>>

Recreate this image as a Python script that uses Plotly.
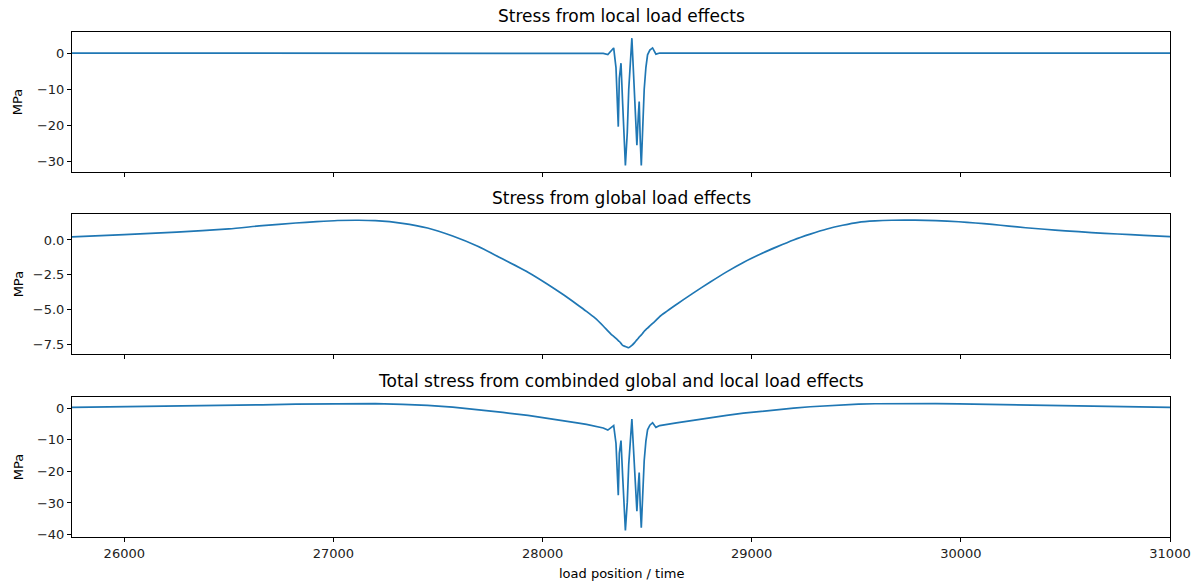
import plotly.graph_objects as go
from plotly.subplots import make_subplots

# Shared load position grid
x_pos = [25750, 26000, 26250, 26500, 26660, 26820, 26920, 27020, 27120, 27200,
         27330, 27450, 27570, 27690, 27810, 27930, 28020, 28100, 28165, 28210,
         28250, 28290, 28312, 28328, 28340, 28351, 28362, 28367, 28375, 28383,
         28396, 28405, 28412, 28427, 28440, 28451, 28458, 28462, 28467, 28472,
         28478, 28486, 28494, 28502, 28513, 28526, 28542, 28560, 28640, 28720,
         28800, 28880, 28960, 29040, 29120, 29200, 29280, 29360, 29435, 29510,
         29590, 29670, 29730, 29780, 29880, 29990, 30070, 30150, 30230, 30310,
         30400, 30500, 30625, 30750, 30875, 31000]

# Stress from local load effects (MPa)
local_stress = [0, 0, 0, 0, 0, 0, 0, 0, 0, 0,
                0, 0, 0, 0, 0, 0, 0, 0, 0, 0,
                0, -0.1, -0.4, 0.6, 1.4, -4.0, -20.3, -7.0, -2.8, -14.0,
                -31.0, -22.0, -10.0, 4.1, -10.0, -25.4, -17.0, -13.4, -24.0, -31.0,
                -22.0, -10.0, -4.0, -0.5, 0.8, 1.4, -0.3, 0, 0, 0,
                0, 0, 0, 0, 0, 0, 0, 0, 0, 0,
                0, 0, 0, 0, 0, 0, 0, 0, 0, 0,
                0, 0, 0, 0, 0, 0]

# Stress from global load effects (MPa)
global_stress = [0.22, 0.38, 0.56, 0.8, 1.03, 1.22, 1.32, 1.4, 1.42, 1.39,
                 1.2, 0.86, 0.28, -0.46, -1.38, -2.32, -3.15, -3.95, -4.65, -5.15,
                 -5.62, -6.2, -6.55, -6.8, -6.95, -7.1, -7.25, -7.32, -7.45, -7.6,
                 -7.68, -7.73, -7.77, -7.6, -7.4, -7.2, -7.08, -7.0, -6.92, -6.84,
                 -6.74, -6.58, -6.46, -6.35, -6.2, -6.02, -5.8, -5.52, -4.65, -3.83,
                 -3.05, -2.3, -1.62, -1.03, -0.5, 0.0, 0.42, 0.79, 1.06, 1.27,
                 1.37, 1.42, 1.43, 1.43, 1.39, 1.31, 1.22, 1.12, 1.0, 0.88,
                 0.77, 0.66, 0.53, 0.43, 0.33, 0.24]

# Total stress from combined global and local load effects (MPa)
total_stress = [0.22, 0.38, 0.56, 0.8, 1.03, 1.22, 1.32, 1.4, 1.42, 1.39,
                1.2, 0.86, 0.28, -0.46, -1.38, -2.32, -3.15, -3.95, -4.65, -5.15,
                -5.62, -6.3, -6.95, -6.2, -5.55, -11.1, -27.55, -14.32, -10.25, -21.6,
                -38.68, -29.73, -17.77, -3.5, -17.4, -32.6, -24.08, -20.4, -30.92, -37.84,
                -28.74, -16.58, -10.46, -6.85, -5.4, -4.62, -6.1, -5.52, -4.65, -3.83,
                -3.05, -2.3, -1.62, -1.03, -0.5, 0.0, 0.42, 0.79, 1.06, 1.27,
                1.37, 1.42, 1.43, 1.43, 1.39, 1.31, 1.22, 1.12, 1.0, 0.88,
                0.77, 0.66, 0.53, 0.43, 0.33, 0.24]

titles = ["Stress from local load effects",
          "Stress from global load effects",
          "Total stress from combinded global and local load effects"]

x_ticks = [26000, 27000, 28000, 29000, 30000, 31000]
y1_ticks = [0, -10, -20, -30]
y2_ticks = [0.0, -2.5, -5.0, -7.5]
y3_ticks = [0, -10, -20, -30, -40]

FONT = "DejaVu Sans"
LINE = "#1f77b4"

fig = make_subplots(rows=3, cols=1, shared_xaxes=True)
series = [local_stress, global_stress, total_stress]
for i, ys in enumerate(series, start=1):
    shape = "spline" if i == 2 else "linear"
    fig.add_trace(go.Scatter(x=x_pos, y=ys, mode="lines",
                             line=dict(color=LINE, width=1.7, shape=shape, smoothing=0.6),
                             showlegend=False, hoverinfo="skip"), row=i, col=1)

def fmt(v, dec):
    s = f"{abs(v):.{dec}f}"
    return ("\u2212" + s) if v < 0 else s

axis_common = dict(showline=True, linecolor="black", linewidth=1, mirror=True,
                   ticks="outside", ticklen=4, tickwidth=1, tickcolor="black",
                   showgrid=False, zeroline=False,
                   tickfont=dict(family=FONT, size=13, color="#222222"))

domains = [[0.7228, 1.0], [0.3618, 0.6396], [0.0, 0.2772]]
ranges = [[-32.8, 5.8], [-8.24, 1.87], [-40.75, 3.5]]
yt = [(y1_ticks, 0), (y2_ticks, 1), (y3_ticks, 0)]

for i in range(3):
    ticks, dec = yt[i]
    fig.update_yaxes(domain=domains[i], range=ranges[i], tickmode="array",
                     tickvals=ticks, ticktext=[fmt(v, dec) for v in ticks],
                     row=i + 1, col=1, **axis_common)
    fig.update_xaxes(range=[25750, 31000], tickmode="array", tickvals=x_ticks,
                     ticktext=[str(v) for v in x_ticks],
                     showticklabels=(i == 2), row=i + 1, col=1, **axis_common)

annotations = []
for i in range(3):
    annotations.append(dict(text=titles[i], xref="paper", yref="paper",
                            x=0.5, y=domains[i][1], yanchor="bottom", xanchor="center",
                            yshift=4, showarrow=False,
                            font=dict(family=FONT, size=17, color="black")))
    annotations.append(dict(text="MPa", xref="paper", yref="paper",
                            x=(18 - 72) / 1102, y=(domains[i][0] + domains[i][1]) / 2,
                            xanchor="center", yanchor="middle", textangle=-90,
                            showarrow=False,
                            font=dict(family=FONT, size=13, color="black")))
annotations.append(dict(text="load position / time", xref="paper", yref="paper",
                        x=0.5, y=(537 - 573) / 505, xanchor="center", yanchor="middle",
                        showarrow=False, font=dict(family=FONT, size=13, color="black")))

fig.update_layout(width=1203, height=583, plot_bgcolor="white", paper_bgcolor="white",
                  margin=dict(l=72, r=29, t=32, b=46), annotations=annotations,
                  showlegend=False)

fig.write_html("out.html")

<<

Written exercise: Return each line exactly as written. Any picture gets left out.

Result of the exercise:
Recreate this image as a Python script that uses Plotly.
import plotly.graph_objects as go
from plotly.subplots import make_subplots

# Shared load position grid
x_pos = [25750, 26000, 26250, 26500, 26660, 26820, 26920, 27020, 27120, 27200,
         27330, 27450, 27570, 27690, 27810, 27930, 28020, 28100, 28165, 28210,
         28250, 28290, 28312, 28328, 28340, 28351, 28362, 28367, 28375, 28383,
         28396, 28405, 28412, 28427, 28440, 28451, 28458, 28462, 28467, 28472,
         28478, 28486, 28494, 28502, 28513, 28526, 28542, 28560, 28640, 28720,
         28800, 28880, 28960, 29040, 29120, 29200, 29280, 29360, 29435, 29510,
         29590, 29670, 29730, 29780, 29880, 29990, 30070, 30150, 30230, 30310,
         30400, 30500, 30625, 30750, 30875, 31000]

# Stress from local load effects (MPa)
local_stress = [0, 0, 0, 0, 0, 0, 0, 0, 0, 0,
                0, 0, 0, 0, 0, 0, 0, 0, 0, 0,
                0, -0.1, -0.4, 0.6, 1.4, -4.0, -20.3, -7.0, -2.8, -14.0,
                -31.0, -22.0, -10.0, 4.1, -10.0, -25.4, -17.0, -13.4, -24.0, -31.0,
                -22.0, -10.0, -4.0, -0.5, 0.8, 1.4, -0.3, 0, 0, 0,
                0, 0, 0, 0, 0, 0, 0, 0, 0, 0,
                0, 0, 0, 0, 0, 0, 0, 0, 0, 0,
                0, 0, 0, 0, 0, 0]

# Stress from global load effects (MPa)
global_stress = [0.22, 0.38, 0.56, 0.8, 1.03, 1.22, 1.32, 1.4, 1.42, 1.39,
                 1.2, 0.86, 0.28, -0.46, -1.38, -2.32, -3.15, -3.95, -4.65, -5.15,
                 -5.62, -6.2, -6.55, -6.8, -6.95, -7.1, -7.25, -7.32, -7.45, -7.6,
                 -7.68, -7.73, -7.77, -7.6, -7.4, -7.2, -7.08, -7.0, -6.92, -6.84,
                 -6.74, -6.58, -6.46, -6.35, -6.2, -6.02, -5.8, -5.52, -4.65, -3.83,
                 -3.05, -2.3, -1.62, -1.03, -0.5, 0.0, 0.42, 0.79, 1.06, 1.27,
                 1.37, 1.42, 1.43, 1.43, 1.39, 1.31, 1.22, 1.12, 1.0, 0.88,
                 0.77, 0.66, 0.53, 0.43, 0.33, 0.24]

# Total stress from combined global and local load effects (MPa)
total_stress = [0.22, 0.38, 0.56, 0.8, 1.03, 1.22, 1.32, 1.4, 1.42, 1.39,
                1.2, 0.86, 0.28, -0.46, -1.38, -2.32, -3.15, -3.95, -4.65, -5.15,
                -5.62, -6.3, -6.95, -6.2, -5.55, -11.1, -27.55, -14.32, -10.25, -21.6,
                -38.68, -29.73, -17.77, -3.5, -17.4, -32.6, -24.08, -20.4, -30.92, -37.84,
                -28.74, -16.58, -10.46, -6.85, -5.4, -4.62, -6.1, -5.52, -4.65, -3.83,
                -3.05, -2.3, -1.62, -1.03, -0.5, 0.0, 0.42, 0.79, 1.06, 1.27,
                1.37, 1.42, 1.43, 1.43, 1.39, 1.31, 1.22, 1.12, 1.0, 0.88,
                0.77, 0.66, 0.53, 0.43, 0.33, 0.24]

titles = ["Stress from local load effects",
          "Stress from global load effects",
          "Total stress from combinded global and local load effects"]

x_ticks = [26000, 27000, 28000, 29000, 30000, 31000]
y1_ticks = [0, -10, -20, -30]
y2_ticks = [0.0, -2.5, -5.0, -7.5]
y3_ticks = [0, -10, -20, -30, -40]

FONT = "DejaVu Sans"
LINE = "#1f77b4"

fig = make_subplots(rows=3, cols=1, shared_xaxes=True)
series = [local_stress, global_stress, total_stress]
for i, ys in enumerate(series, start=1):
    shape = "spline" if i == 2 else "linear"
    fig.add_trace(go.Scatter(x=x_pos, y=ys, mode="lines",
                             line=dict(color=LINE, width=1.7, shape=shape, smoothing=0.6),
                             showlegend=False, hoverinfo="skip"), row=i, col=1)

def fmt(v, dec):
    s = f"{abs(v):.{dec}f}"
    return ("\u2212" + s) if v < 0 else s

axis_common = dict(showline=True, linecolor="black", linewidth=1, mirror=True,
                   ticks="outside", ticklen=4, tickwidth=1, tickcolor="black",
                   showgrid=False, zeroline=False,
                   tickfont=dict(family=FONT, size=13, color="#222222"))

domains = [[0.7228, 1.0], [0.3618, 0.6396], [0.0, 0.2772]]
ranges = [[-32.8, 5.8], [-8.24, 1.87], [-40.75, 3.5]]
yt = [(y1_ticks, 0), (y2_ticks, 1), (y3_ticks, 0)]

for i in range(3):
    ticks, dec = yt[i]
    fig.update_yaxes(domain=domains[i], range=ranges[i], tickmode="array",
                     tickvals=ticks, ticktext=[fmt(v, dec) for v in ticks],
                     row=i + 1, col=1, **axis_common)
    fig.update_xaxes(range=[25750, 31000], tickmode="array", tickvals=x_ticks,
                     ticktext=[str(v) for v in x_ticks],
                     showticklabels=(i == 2), row=i + 1, col=1, **axis_common)

annotations = []
for i in range(3):
    annotations.append(dict(text=titles[i], xref="paper", yref="paper",
                            x=0.5, y=domains[i][1], yanchor="bottom", xanchor="center",
                            yshift=4, showarrow=False,
                            font=dict(family=FONT, size=17, color="black")))
    annotations.append(dict(text="MPa", xref="paper", yref="paper",
                            x=(18 - 72) / 1102, y=(domains[i][0] + domains[i][1]) / 2,
                            xanchor="center", yanchor="middle", textangle=-90,
                            showarrow=False,
                            font=dict(family=FONT, size=13, color="black")))
annotations.append(dict(text="load position / time", xref="paper", yref="paper",
                        x=0.5, y=(537 - 573) / 505, xanchor="center", yanchor="middle",
                        showarrow=False, font=dict(family=FONT, size=13, color="black")))

fig.update_layout(width=1203, height=583, plot_bgcolor="white", paper_bgcolor="white",
                  margin=dict(l=72, r=29, t=32, b=46), annotations=annotations,
                  showlegend=False)

fig.write_html("out.html")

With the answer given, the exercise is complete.